這話說的徐長青一愣,指了指自己,弱弱說道。
“我來?”
聞言,孫老含笑點頭,看起來卻不像是在開玩笑的樣子。
而一旁的張若成和洛琉璃都是一臉蒙圈,回過神來都是忙的上前一步勸說。
讓徐長青拔針,他們還能接受,也看到了前者的成績。
但這施針可不是兒戲!
“孫老,您莫不是要讓長青來替你施針?”
張若成忍著焦急的性子,開口問道。
隻見孫老搖了搖頭,他剛打算鬆一口氣,前者卻是語氣一轉。
“不是替我,而是這一次我打算讓長青自主完成治療,不會有任何幹預。”
“什麼?!”
這一句話說的張若成險些是驚掉了下巴,最後一個病人的情況雖說還沒有確診,但想來連王主任這樣具有多年經驗的專業腦科醫生都無法確定病人的情況,可想而知這難度有多大。
讓孫老親自出手的話還有些信心,可讓徐長青這麼一個半路出家的學生來,他心裏自然是百般不願。
雖然方才徐長青的表現很是經驗,但那畢竟隻是處理拔針工作,說來和施針完全就是兩個概念。
“孫老,不行!這絕對不行!”
張若成腦袋搖的跟撥浪鼓一樣,這一次的態度也是無比堅決。
就連一旁的洛琉璃也是跟著表明態度。
“孫老,院長的說的有理。我知道您很看重徐長青,可這個決定實在太冒險了,您也知道拔針和施針的難度根本不在一個等級上。他之前壓根就沒有獨立完成過任何針灸質量,您還是好好考慮一下吧。”

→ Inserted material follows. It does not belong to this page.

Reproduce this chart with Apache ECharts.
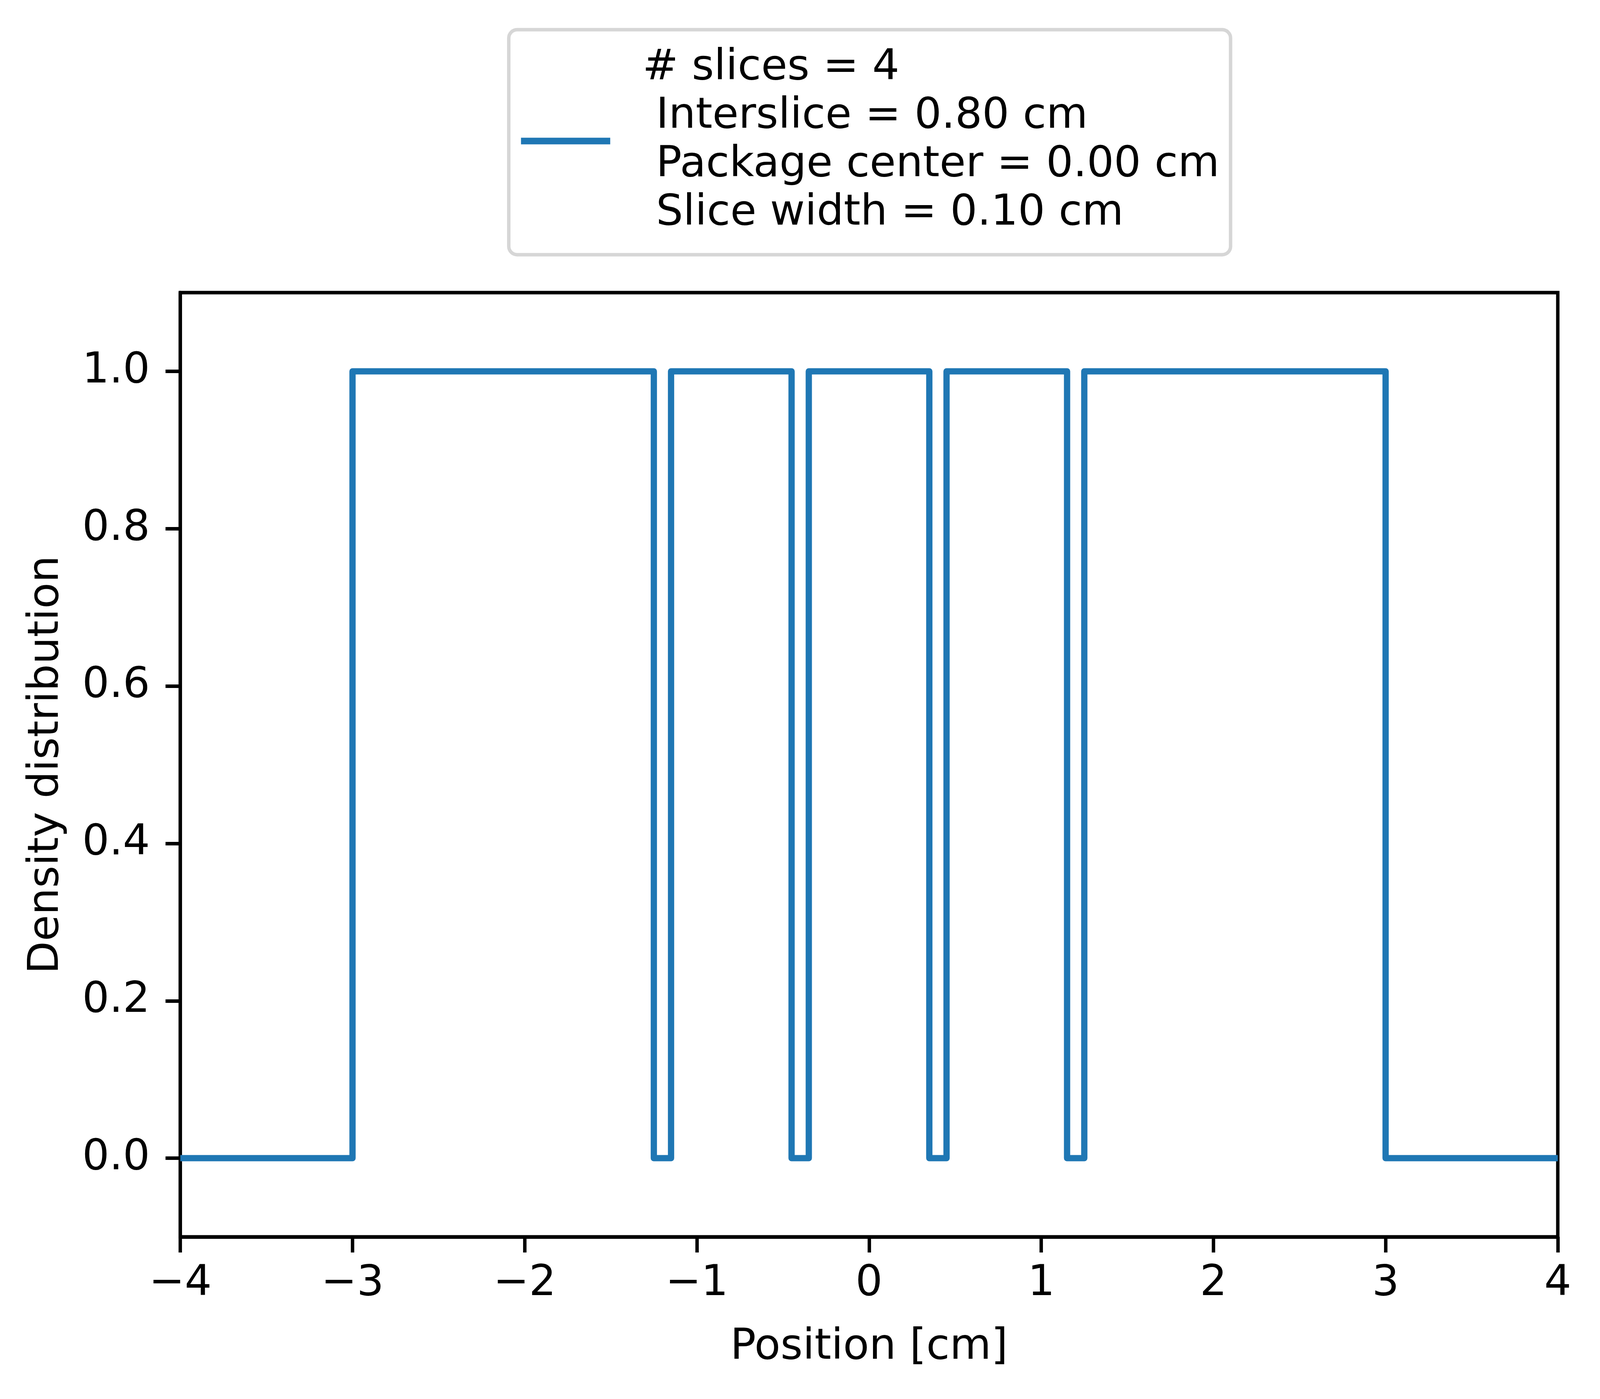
<!DOCTYPE html>
<html>
<head>
<meta charset="utf-8">
<script src="https://cdn.jsdelivr.net/npm/echarts@6/dist/echarts.min.js"></script>
<style>
  html, body { margin: 0; padding: 0; background: #fff; overflow: hidden; }
  #chart { width: 100vw; height: 100vh; }
</style>
</head>
<body>
<div id="chart"></div>
<script>
// step profile: 4 slices, gaps of 0.10 cm between the bands
const positions = [-4, -3, -3, -1.25, -1.25, -1.15, -1.15, -0.45, -0.45, -0.35, -0.35,
  0.35, 0.35, 0.45, 0.45, 1.15, 1.15, 1.25, 1.25, 3, 3, 4];
const density = [0, 0, 1, 1, 0, 0, 1, 1, 0, 0, 1, 1, 0, 0, 1, 1, 0, 0, 1, 1, 0, 0];

const xTicks = [-4, -3, -2, -1, 0, 1, 2, 3, 4];
const yTicks = [0, 0.2, 0.4, 0.6, 0.8, 1.0];

const seriesName = '# slices = 4\n Interslice = 0.80 cm\n Package center = 0.00 cm\n Slice width = 0.10 cm';

const FONT = 'DejaVu Sans';

// layout measured on the 4321x3581 picture; the real viewport can be narrower
const sx = window.innerWidth / 4321;
const sy = window.innerHeight / 3581;
const X = v => v * sx;
const Y = v => v * sy;
const F = v => v * (sx + sy) / 2;
const FS = F(112);

const chart = echarts.init(document.getElementById('chart'), null, { renderer: 'canvas' });

const points = positions.map((x, i) => [x, density[i]]);

const option = {
  animation: false,
  backgroundColor: '#ffffff',
  textStyle: { fontFamily: FONT },
  grid: {
    left: X(487),
    right: X(114),
    top: Y(749),
    bottom: Y(415),
    show: true,
    borderColor: '#000',
    borderWidth: F(9),
    outerBoundsMode: 'none'
  },
  legend: {
    left: X(1374),
    top: Y(76),
    orient: 'vertical',
    icon: 'rect',
    itemWidth: X(241),
    itemHeight: Y(17),
    padding: [Y(37), X(30), Y(43), X(33)],
    backgroundColor: '#ffffff',
    borderColor: 'rgba(204,204,204,0.8)',
    borderWidth: F(9),
    borderRadius: F(22),
    selectedMode: false,
    data: [seriesName],
    textStyle: {
      fontFamily: FONT,
      fontSize: FS,
      color: '#000',
      lineHeight: Y(124),
      padding: [0, 0, 0, X(82)]
    }
  },
  xAxis: {
    type: 'value',
    min: -4,
    max: 4,
    interval: 1,
    name: 'Position [cm]',
    nameLocation: 'middle',
    nameGap: Y(229),
    nameTextStyle: { fontFamily: FONT, fontSize: FS, color: '#000', lineHeight: FS },
    splitLine: { show: false },
    axisLine: { show: true, onZero: false, lineStyle: { color: '#000', width: F(9) } },
    axisTick: { show: true, inside: false, length: Y(40), lineStyle: { color: '#000', width: F(9) }, customValues: xTicks },
    axisLabel: {
      customValues: xTicks,
      margin: Y(66),
      fontFamily: FONT,
      fontSize: FS,
      lineHeight: FS,
      color: '#000',
      formatter: v => String(v).replace('-', '\u2212')
    }
  },
  yAxis: {
    type: 'value',
    min: -0.1,
    max: 1.1,
    name: 'Density distribution',
    nameLocation: 'middle',
    nameGap: X(303),
    nameTextStyle: { fontFamily: FONT, fontSize: FS, color: '#000', lineHeight: FS },
    splitLine: { show: false },
    axisLine: { show: true, onZero: false, lineStyle: { color: '#000', width: F(9) } },
    axisTick: { show: true, inside: false, length: X(40), lineStyle: { color: '#000', width: F(9) }, customValues: yTicks },
    axisLabel: {
      customValues: yTicks,
      margin: X(82),
      fontFamily: FONT,
      fontSize: FS,
      color: '#000',
      formatter: v => v.toFixed(1)
    }
  },
  series: [{
    name: seriesName,
    type: 'line',
    data: points,
    symbol: 'none',
    showSymbol: false,
    clip: true,
    color: '#1f77b4',
    lineStyle: { color: '#1f77b4', width: F(16.5), join: 'round', cap: 'butt' }
  }]
};

chart.setOption(option);
</script>
</body>
</html>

眾人也是紛紛跟著開口勸說,尤其是王主任,那病人他是第一個接手的,甚至連病情都不能確定,可以說是相當棘手的病人。
畢竟是他腦科的病人,出了什麼事第一個負責的肯定是他。
讓孫老來他還比較相信,讓徐長青來,打死他都不信。
見眾人七嘴八舌,孫老劍眉一擰,語氣有些不悅。
“都別說了,我意已決。要麼你們就自己治,要麼就交給我,你們不要幹預。”
平日裏孫老向來溫和,可現在卻是當著眾人的麵發了脾氣,而且態度很是強硬。
畢竟孫老的身份在這裏擺著,饒是張若成也不由得悻悻縮了縮脖子,想要繼續說些什麼,可一看到孫老的臉色隻得把嘴邊的話咽了回去。
“琉璃,快,你去勸勸。”
張若成不留痕跡的給洛琉璃使了個眼色,後者卻是回了他一個大大的白眼。
雖然知道此時的孫老可能心裏有些不高興,但洛琉璃還是上前打算勸說。
畢竟這件事不是兒戲,在他看來讓徐長青獨立施針實在太過冒險。
雖說上次的徐長青在筆試中確實獨立完成了一次針灸,但那次的難度也算不得太大。
可這一次不一樣,這可是連腦科主任都無能為力的棘手病人。
“孫老……”
她剛說這麼一句話,孫老就抬手打斷了她之後的話。
“好了琉璃,我知道你想說什麼。想勸我的話,就免了。我不是衝動,自己心裏有數,你拭目以待就好。”
孫老臉色平淡,忽略其他人轉身看了看徐長青。